Returning from Normandy, we visited Monet’s house and gardens. Back in Paris, we finally braved the metro alone, without our Tour guide. And the stories we have to tell! One student fell into a baby stroller, one student had tourists become fascinated with her hair color and begin taking her pictures. One group visited the Père-la-chaise cemetery, where Jim Morrison is buried, and encountered a friendly stranger who told them all about several of the graves. Some of us were able to visit the Opera House, others the Musee d’Orsay (impressionist museum). We saw the gorgeous stain glass of La Sainte Chapelle. All of these made for wonderful stories. Last, but not least was the visit of two beautiful Châteaux: Chambord and Chenonceau, full of art and history.
My favorite part of the trip was experiencing the French people and culture, and seeing our kids experience it as well. I was able to meet a childhood friend for coffee. It was so wonderful to entrench myself back into the language, even if just for a little while. I was proud of the times when the students ordered food in French or tried their hand at communicating about other things too (i.e. “où sont les toilettes?”)
THE FOOD!!! Well… let’s see: fresh FRENCH bread every morning for breakfast, croissants, pain-au-chocolats, goat cheese from an actual goat cheese farm, crêpes, galettes, boeuf Bourgignon, confiture, crème brulée, mousse au chocolat, macarons, éclairs. Need I say more? Norman salads and quiche Lorraine…. Even McDonald’s had better quality food than ours! One of my students was able to buy macarons at the McDonald’s in Rouen.
I am so thankful for ACIS, the group that we traveled with. I felt very well taken care of. The Tour guide and manager did an excellent job of taking us to places where we most wanted to go and telling us every tidbit of history that he could think of. It is my deep hope and desire that many, many more Westfield students will take advantage of the trips that we hope to offer in the future.

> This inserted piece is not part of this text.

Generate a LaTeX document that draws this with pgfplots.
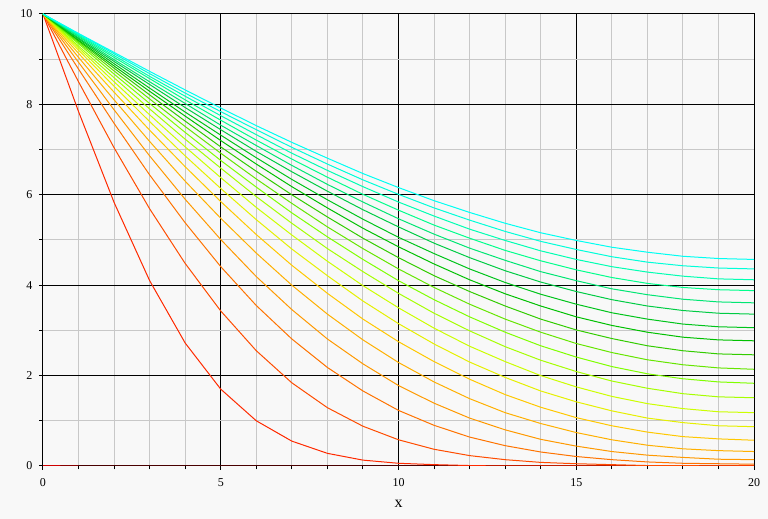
\documentclass[border=0pt]{standalone}
\usepackage{fontspec}
\setmainfont{Liberation Serif}
\usepackage{pgfplots}
\pgfplotsset{compat=1.18}
\usepackage{pgfplotstable}

\definecolor{bg}{HTML}{F8F8F8}
\definecolor{mgrid}{HTML}{C8C8C8}
\definecolor{c0}{HTML}{D00000}
\definecolor{c1}{HTML}{FF2A00}
\definecolor{c2}{HTML}{FF4C00}
\definecolor{c3}{HTML}{FF7300}
\definecolor{c4}{HTML}{FF9900}
\definecolor{c5}{HTML}{FFB000}
\definecolor{c6}{HTML}{FFC800}
\definecolor{c7}{HTML}{E6F000}
\definecolor{c8}{HTML}{CCFF00}
\definecolor{c9}{HTML}{A6FF00}
\definecolor{c10}{HTML}{80FF00}
\definecolor{c11}{HTML}{66E600}
\definecolor{c12}{HTML}{33CC00}
\definecolor{c13}{HTML}{00C000}
\definecolor{c14}{HTML}{00C41A}
\definecolor{c15}{HTML}{00CC44}
\definecolor{c16}{HTML}{00E673}
\definecolor{c17}{HTML}{00FF8C}
\definecolor{c18}{HTML}{00FFB3}
\definecolor{c19}{HTML}{00FFD9}
\definecolor{c20}{HTML}{00FFF2}

\pgfplotstableread{
x  k0 k1   k2   k3   k4   k5   k6   k7   k8   k9   k10  k11  k12  k13  k14  k15  k16  k17  k18  k19  k20
0  0  10   10   10   10   10   10   10   10   10   10   10   10   10   10   10   10   10   10   10   10
1  0  7.84 8.50 8.78 8.93 9.04 9.13 9.20 9.25 9.29 9.34 9.37 9.40 9.42 9.45 9.47 9.50 9.52 9.54 9.56 9.57
2  0  5.83 7.04 7.58 7.88 8.10 8.27 8.40 8.50 8.59 8.67 8.74 8.80 8.85 8.90 8.95 8.99 9.04 9.08 9.12 9.15
3  0  4.10 5.69 6.44 6.86 7.18 7.43 7.62 7.77 7.90 8.02 8.12 8.21 8.29 8.36 8.44 8.50 8.57 8.62 8.68 8.73
4  0  2.72 4.48 5.38 5.90 6.30 6.62 6.86 7.06 7.23 7.38 7.51 7.63 7.74 7.83 7.93 8.02 8.10 8.18 8.25 8.32
5  0  1.70 3.43 4.41 5.01 5.48 5.85 6.14 6.38 6.59 6.76 6.92 7.06 7.20 7.32 7.44 7.54 7.65 7.75 7.84 7.92
6  0  1.00 2.55 3.55 4.19 4.71 5.12 5.45 5.72 5.96 6.17 6.35 6.52 6.68 6.82 6.96 7.09 7.21 7.33 7.44 7.53
7  0  0.55 1.84 2.81 3.46 4.00 4.44 4.80 5.11 5.37 5.60 5.81 6.00 6.18 6.34 6.51 6.65 6.79 6.92 7.05 7.16
8  0  0.28 1.29 2.18 2.81 3.36 3.82 4.21 4.53 4.81 5.07 5.29 5.51 5.71 5.89 6.08 6.23 6.39 6.54 6.68 6.81
9  0  0.13 0.88 1.66 2.26 2.79 3.25 3.65 3.99 4.30 4.57 4.81 5.04 5.26 5.46 5.67 5.84 6.01 6.18 6.33 6.47
10 0  0.06 0.58 1.23 1.78 2.29 2.75 3.15 3.50 3.82 4.10 4.36 4.61 4.85 5.06 5.29 5.47 5.66 5.84 6.01 6.16
11 0  0.03 0.37 0.90 1.39 1.86 2.31 2.70 3.05 3.38 3.68 3.95 4.21 4.47 4.70 4.93 5.13 5.33 5.53 5.71 5.87
12 0  0.01 0.23 0.64 1.06 1.49 1.92 2.30 2.65 2.99 3.30 3.58 3.86 4.12 4.36 4.61 4.82 5.04 5.24 5.44 5.61
13 0  0.00 0.14 0.45 0.80 1.18 1.58 1.96 2.31 2.64 2.96 3.25 3.54 3.81 4.06 4.32 4.55 4.77 4.99 5.19 5.37
14 0  0.00 0.08 0.31 0.59 0.94 1.30 1.66 2.00 2.34 2.66 2.96 3.25 3.54 3.80 4.07 4.30 4.54 4.76 4.97 5.16
15 0  0.00 0.05 0.21 0.44 0.74 1.07 1.42 1.75 2.09 2.41 2.71 3.01 3.30 3.58 3.86 4.10 4.34 4.57 4.79 4.99
16 0  0.00 0.03 0.14 0.32 0.58 0.89 1.22 1.54 1.88 2.20 2.51 2.82 3.11 3.39 3.68 3.92 4.17 4.41 4.63 4.84
17 0  0.00 0.01 0.09 0.24 0.46 0.75 1.06 1.38 1.72 2.04 2.35 2.66 2.96 3.25 3.54 3.79 4.04 4.29 4.51 4.73
18 0  0.00 0.01 0.06 0.19 0.38 0.65 0.96 1.27 1.60 1.93 2.24 2.55 2.85 3.14 3.44 3.69 3.95 4.20 4.43 4.64
19 0  0.00 0.00 0.05 0.15 0.34 0.60 0.89 1.20 1.53 1.86 2.17 2.48 2.79 3.08 3.38 3.63 3.90 4.14 4.38 4.59
20 0  0.00 0.00 0.04 0.14 0.32 0.57 0.87 1.18 1.51 1.83 2.14 2.46 2.77 3.06 3.36 3.61 3.88 4.12 4.36 4.57
}\curves

\begin{document}
\begin{tikzpicture}
\fill[bg] (0,0) rectangle (768bp,519bp);
\useasboundingbox (0,0) rectangle (768bp,519bp);
\begin{axis}[
  at={(43bp,53bp)}, anchor=south west,
  scale only axis, width=711bp, height=452bp,
  xmin=0, xmax=20, ymin=0, ymax=10,
  xtick={0,5,...,20}, ytick={0,2,...,10},
  minor x tick num=4, minor y tick num=1,
  grid=both,
  major grid style={black, line width=1bp},
  minor grid style={mgrid, line width=1bp},
  axis line style={black, line width=1bp},
  tick style={black, line width=1bp},
  tick align=outside, tick pos=left,
  major tick length=4bp, minor tick length=3.5bp,
  ticklabel style={font=\fontsize{12bp}{14bp}\selectfont},
  /pgf/number format/assume math mode=true,
  xticklabel style={yshift=-5bp},
  yticklabel style={xshift=-3bp},
  xlabel={x},
  xlabel style={at={(axis description cs:0.5,0)}, anchor=base, yshift=-41.3bp, font=\fontsize{16bp}{18bp}\selectfont},
  axis background/.style={fill=bg},
]
\pgfplotsinvokeforeach{0,...,20}{
  \addplot[color=c#1, line width=1bp] table[x=x, y=k#1] {\curves};
}
\end{axis}
\end{tikzpicture}
\end{document}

I would like to travel again in a few years, and other teachers are talking about leading a trip as well. Traveling away from your state, country, and comfort zone is so important to the shaping of your paradigm. It broadens your horizons. It helps you see outside of yourself. It reminds us all that we are not the center of the universe, that there are other ways to live. One of the most important things that we can offer our students is to help them open their hearts and mind to others. This is also the mind of Christ: thinking of others more highly than yourself. Foreign travel doesn’t solve all world problems, but it certainly is a great place to start teaching the value of our fellowman, no matter the race.
Every time I leave France, I feel like I leave a small part of myself behind. This time was no exception. Probably because I grew up in Nantes, the French will always have a special place in my heart. I am so thankful to have had this opportunity. I hope to share the next one with many more of you!